Date: English painter, illustrator, and designer, 1833–1911
Biography: Frederic Shields came from a poor working-class family. After studying briefly in London, he settled in Manchester, where his early work included skillful but sentimental compositions, many with rosy-cheeked children and detailed landscape elements, possibly influenced by William Henry "Birds Nest" Hunt (1790-1864). A visit to the Manchester Art Treasures Exhibition of 1857 sparked Shields's enthusiasm for the work of the Pre-Raphaelites. In 1864 Shields was introduced to Rossetti through George Butterworth, a student and previous assistant to John Ruskin. This visit and Rossetti's words of encouragement with regard to his work marked a major turning point in Shields's artistic career and stylistic development.
Shields was a deeply religious man, and this trait is clearly reflected in his work. Greatly inspired by the Pre-Raphaelite illustrations in the Moxon edition of Tennyson's Poems, published in 1857, Shields also turned to black-and-white illustrative work. Although he illustrated very few texts, he is remembered for the Illustrations to Bunyan's Pilgrim's Progress (1864), a publication virtually without text. Like many of the Pre-Raphaelite circle, he was influenced by Alfred Rethel and associated German woodcut artists of previous decades.
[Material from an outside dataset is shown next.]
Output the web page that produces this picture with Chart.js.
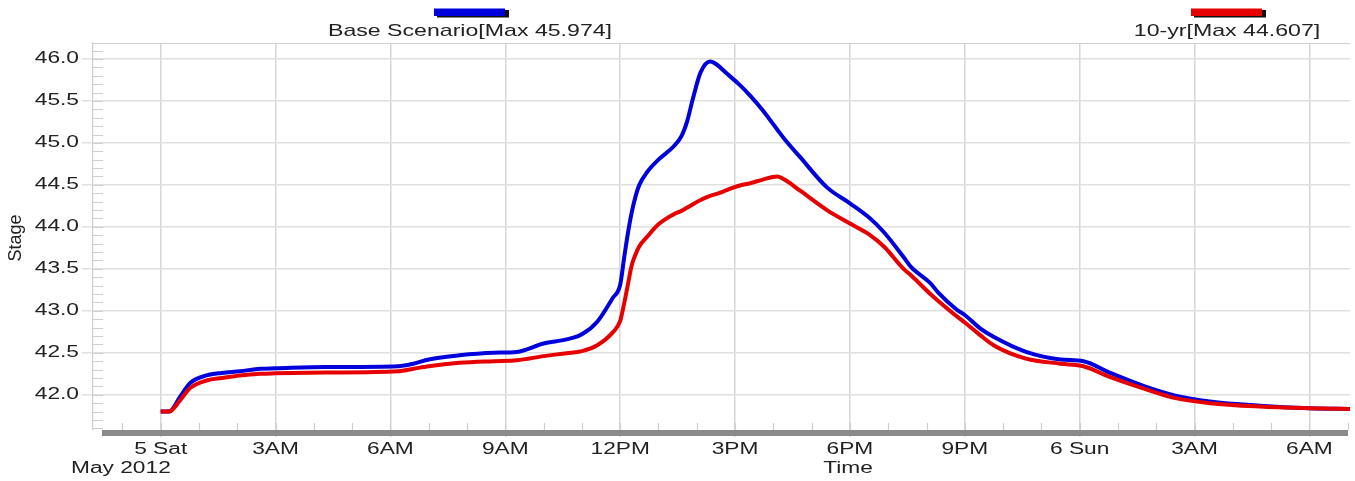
<!DOCTYPE html>
<html>
<head>
<meta charset="utf-8">
<script src="https://cdn.jsdelivr.net/npm/chart.js@4.4.0/dist/chart.umd.min.js"></script>
<style>
  html, body { margin: 0; padding: 0; background: #fff; }
  #wrap { width: 1355px; height: 481px; }
</style>
</head>
<body>
<div id="wrap"><canvas id="myChart" width="1355" height="481"></canvas></div>
<script>
// hours since 5 May 2012 00:00
const hours = [0, 0.22, 0.5, 0.77, 1.2, 1.6, 2.07, 2.6, 3, 4.3, 6.2, 6.6, 7, 7.8, 8.7, 9.3, 10, 10.6, 11, 11.4, 11.8,
  12, 12.1, 12.2, 12.3, 12.4, 12.5, 12.7, 13, 13.4, 13.6, 13.75, 13.9, 14.1, 14.35, 14.5, 14.8, 15.1, 15.4, 15.7,
  16.1, 16.3, 16.7, 17.4, 18, 18.5, 18.9, 19.4, 19.6, 20.1, 20.3, 20.8, 21, 21.4, 21.75, 22.6, 23.5, 24.1, 24.8,
  25.7, 26.5, 27.4, 28.7, 30, 31.1];

const baseStage = [41.80, 41.80, 41.97, 42.14, 42.23, 42.26, 42.28, 42.31, 42.315, 42.33, 42.34, 42.37, 42.42, 42.47,
  42.50, 42.51, 42.61, 42.66, 42.72, 42.87, 43.15, 43.31, 43.62, 43.92, 44.17, 44.36, 44.50, 44.65, 44.80, 44.96,
  45.08, 45.26, 45.53, 45.84, 45.97, 45.94, 45.82, 45.70, 45.56, 45.40, 45.16, 45.04, 44.83, 44.47, 44.28, 44.11,
  43.93, 43.64, 43.52, 43.33, 43.22, 43.01, 42.95, 42.79, 42.69, 42.51, 42.42, 42.40, 42.26, 42.10, 41.99, 41.92,
  41.87, 41.84, 41.83];

const tenYrStage = [41.80, 41.80, 41.93, 42.08, 42.17, 42.20, 42.23, 42.25, 42.255, 42.265, 42.28, 42.31, 42.34, 42.38,
  42.40, 42.41, 42.46, 42.495, 42.52, 42.59, 42.74, 42.88, 43.08, 43.31, 43.54, 43.67, 43.77, 43.88, 44.03, 44.15,
  44.19, 44.23, 44.27, 44.32, 44.37, 44.39, 44.44, 44.49, 44.52, 44.56, 44.60, 44.56, 44.43, 44.20, 44.04, 43.91,
  43.76, 43.50, 43.42, 43.20, 43.12, 42.93, 42.86, 42.71, 42.59, 42.43, 42.37, 42.34, 42.21, 42.07, 41.96, 41.90,
  41.86, 41.84, 41.83];

const xTickHours = [0, 3, 6, 9, 12, 15, 18, 21, 24, 27, 30];
const xTickLabels = ['5 Sat', '3AM', '6AM', '9AM', '12PM', '3PM', '6PM', '9PM', '6 Sun', '3AM', '6AM'];
const yTickValues = [42.0, 42.5, 43.0, 43.5, 44.0, 44.5, 45.0, 45.5, 46.0];

const seriesNames = ['Base Scenario[Max 45.974]', '10-yr[Max 44.607]'];
const seriesColors = ['#0000dc', '#e60000'];

const FONT = "'Liberation Sans', Arial, sans-serif";
const STRETCH = 1.42; // the source image is wider than tall, text comes out stretched

function wideText(ctx, text, x, y, align, sx, rot) {
  ctx.save();
  ctx.translate(x, y);
  ctx.scale(sx, 1);
  if (rot) ctx.rotate(rot);
  ctx.textAlign = align;
  ctx.fillText(text, 0, 0);
  ctx.restore();
}

const chrome = {
  id: 'chrome',
  beforeDatasetsDraw(chart) {
    const ctx = chart.ctx, a = chart.chartArea, xs = chart.scales.x, ys = chart.scales.y;
    ctx.save();
    ctx.strokeStyle = '#cfcfcf';
    ctx.lineWidth = 1.2;
    ctx.beginPath();
    // minor y ticks, inside the plot
    for (let k = 416; k <= 461; k++) {
      const py = Math.round(ys.getPixelForValue(k / 10)) + 0.5;
      ctx.moveTo(a.left, py);
      ctx.lineTo(a.left + 10, py);
    }
    // minor x ticks every hour
    for (let h = -1; h <= 31; h++) {
      const px = Math.round(xs.getPixelForValue(h)) + 0.5;
      ctx.moveTo(px, a.bottom - 7);
      ctx.lineTo(px, a.bottom);
    }
    // top border
    ctx.moveTo(a.left, a.top + 0.5);
    ctx.lineTo(a.right, a.top + 0.5);
    ctx.stroke();
    ctx.restore();
  },
  afterDraw(chart) {
    const ctx = chart.ctx, a = chart.chartArea, xs = chart.scales.x, ys = chart.scales.y;
    ctx.save();
    // thick time bar
    ctx.fillStyle = '#8a8a8a';
    ctx.fillRect(a.left + 9, a.bottom, a.right - a.left - 11, 6);

    ctx.fillStyle = '#222';
    ctx.font = '16px ' + FONT;
    // y tick labels
    ctx.textBaseline = 'middle';
    yTickValues.forEach(v => wideText(ctx, v.toFixed(1), 79, ys.getPixelForValue(v), 'right', STRETCH));
    // y title
    ctx.font = '18px ' + FONT;
    wideText(ctx, 'Stage', 16, 238, 'center', 1, -Math.PI / 2);

    // x tick labels
    ctx.font = '16px ' + FONT;
    ctx.textBaseline = 'alphabetic';
    xTickHours.forEach((h, i) => wideText(ctx, xTickLabels[i], xs.getPixelForValue(h), 454, 'center', STRETCH));
    wideText(ctx, 'May 2012', 71, 473, 'left', STRETCH);
    wideText(ctx, 'Time', 848, 473, 'center', STRETCH);

    // legend
    const centers = [470, 1227];
    ctx.font = '17px ' + FONT;
    centers.forEach((cx, i) => {
      ctx.fillStyle = '#111';
      ctx.fillRect(cx - 33, 10, 72, 7.5);
      ctx.fillStyle = seriesColors[i];
      ctx.fillRect(cx - 36, 8.5, 71, 7.5);
      ctx.fillStyle = '#222';
      wideText(ctx, seriesNames[i], cx, 36, 'center', 1.36);
    });
    ctx.restore();
  }
};

const ctx = document.getElementById('myChart').getContext('2d');
const myChart = new Chart(ctx, {
  type: 'line',
  data: {
    datasets: [{
      label: seriesNames[0],
      data: hours.map((h, i) => ({ x: h, y: baseStage[i] })),
      borderColor: seriesColors[0],
      borderWidth: 4,
      pointRadius: 0,
      cubicInterpolationMode: 'monotone',
      order: 1
    }, {
      label: seriesNames[1],
      data: hours.map((h, i) => ({ x: h, y: tenYrStage[i] })),
      borderColor: seriesColors[1],
      borderWidth: 4,
      pointRadius: 0,
      cubicInterpolationMode: 'monotone',
      order: 0
    }]
  },
  options: {
    responsive: false,
    animation: false,
    layout: { padding: { top: 43, right: 5, left: 0, bottom: 0 } },
    plugins: {
      legend: { display: false },
      tooltip: { enabled: false }
    },
    scales: {
      x: {
        type: 'linear',
        min: -1.768,
        max: 31.06,
        afterBuildTicks: (s) => { s.ticks = xTickHours.map(v => ({ value: v })); },
        afterFit: (s) => { s.height = 51; },
        ticks: { display: false },
        grid: { color: '#d6d6d6', lineWidth: 1.5, tickLength: 7 },
        border: { display: false }
      },
      y: {
        min: 41.58,
        max: 46.19,
        afterBuildTicks: (s) => { s.ticks = yTickValues.map(v => ({ value: v })); },
        afterFit: (s) => { s.width = 93; },
        ticks: { display: false },
        grid: { color: '#e0e0e0', lineWidth: 1.5, tickLength: 11 },
        border: { display: true, color: '#cfcfcf', width: 1.2 }
      }
    }
  },
  plugins: [chrome]
});
</script>
</body>
</html>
Late in 1876 Shields and Ford Madox Brown entered into negotiations with the Manchester Town Council regarding the decoration of the Great Hall of Alfred Waterhouse's new Town Hall, one of the grandest buildings of the Gothic Revival. The work was to be divided between the two artists, with Shields being responsible for six of the fresco decorations. As time went on, however, and Brown came closer to the completion of his portion, Shields handed the remainder of the project over to Brown.
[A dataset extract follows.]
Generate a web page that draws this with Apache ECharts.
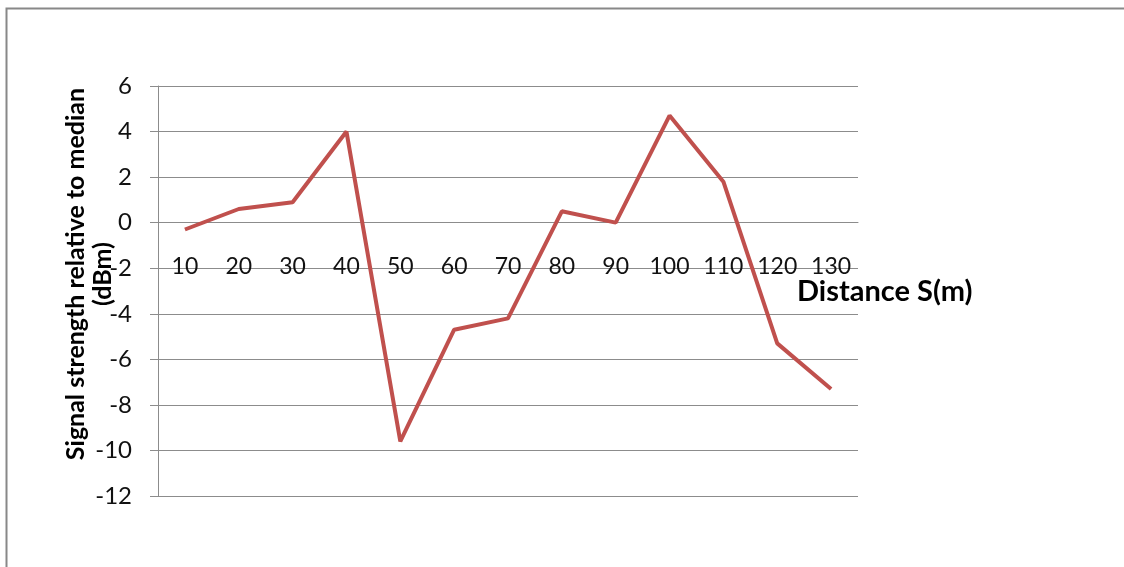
<!DOCTYPE html>
<html><head><meta charset="utf-8">
<script src="https://cdn.jsdelivr.net/npm/echarts@6/dist/echarts.min.js"></script>
<style>html,body{margin:0;padding:0;background:#fff}#c{width:1124px;height:567px}</style>
</head><body><div id="c"></div>
<script>
const categories = ['10','20','30','40','50','60','70','80','90','100','110','120','130'];
const signal = [-0.3, 0.6, 0.9, 4.0, -9.6, -4.7, -4.2, 0.5, 0.0, 4.7, 1.8, -5.3, -7.3];
const yTicks = {min: -12, max: 6, interval: 2};
const yTitle = ['Signal strength relative to median', '(dBm)'];
const xTitle = 'Distance S(m)';

const gridTop = 86, gridBottom = 71, H = 567;
const plotH = H - gridTop - gridBottom;
const zeroOffset = -plotH * (0 - yTicks.min) / (yTicks.max - yTicks.min);

const chart = echarts.init(document.getElementById('c'));
chart.setOption({
  animation: false,
  backgroundColor: '#fff',
  grid: {left: 158, right: 266, top: gridTop, bottom: gridBottom, containLabel: false},
  xAxis: {
    type: 'category', data: categories, boundaryGap: true,
    position: 'bottom', offset: zeroOffset,
    axisLine: {onZero: false, lineStyle: {color: '#8c8c8c', width: 1}},
    axisTick: {show: false},
    axisLabel: {interval: 0, hideOverlap: false, margin: 32, fontFamily: 'Lato', fontSize: 23, color: '#111'},
    splitLine: {show: false}
  },
  yAxis: {
    type: 'value', min: yTicks.min, max: yTicks.max, interval: yTicks.interval,
    axisLine: {show: true, lineStyle: {color: '#8c8c8c', width: 1}},
    axisTick: {show: true, inside: false, length: 8, lineStyle: {color: '#8c8c8c'}},
    axisLabel: {margin: 26, fontFamily: 'Lato', fontSize: 24, color: '#111'},
    splitLine: {show: true, lineStyle: {color: '#8c8c8c', width: 1}}
  },
  graphic: [
    {type: 'rect', shape: {x: 6.5, y: 8.5, width: 1130, height: 600}, style: {fill: 'none', stroke: '#888', lineWidth: 2}, silent: true},
    {type: 'text', x: 89, y: 274, rotation: Math.PI / 2,
      style: {text: yTitle.join('\n'), font: 'bold 25px Lato', fill: '#000', align: 'center', verticalAlign: 'middle', lineHeight: 27}},
    {type: 'text', x: 797, y: 292,
      style: {text: xTitle, font: 'bold 29px Lato', fill: '#000', align: 'left', verticalAlign: 'middle'}}
  ],
  series: [{
    type: 'line', data: signal, showSymbol: false, symbol: 'none',
    lineStyle: {color: '#C0504D', width: 4}, itemStyle: {color: '#C0504D'}
  }]
});
</script></body></html>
In 1876 he received a commission from Alfred Waterhouse to design stained-glass windows for a chapel at Coodham, Kilmarnock. The success of this venture led to additional work for the architect, including stained glass and mosaics for the Duke of Westminster's chapel at Eaton. The decorative scheme for this building is full of complex religious symbolism.
Possibly through his work at Eaton, Shields became involved with Mrs. Russell Gurney, the wealthy widow of a Quaker hanker. Together with the architect Herbert Horne, the three designed, built, and decorated the Chapel of the Ascension in Bayswater, London (destroyed in World War II). Mrs. Russell Gurney sent Shields and Horne to Italy to study Renaissance religious structures in preparation for the work. The project became Shields's life work, and he died in 1911 just a few months after its completion.
From "Biography of Frederic James Shields (1833-1911)" by Stephen Wildman, in 'Waking Dreams: The Art of the Pre-Raphaelites from the Delaware Art Museum' (Alexandria, VA: Art Services International, 2004), p. 369-370.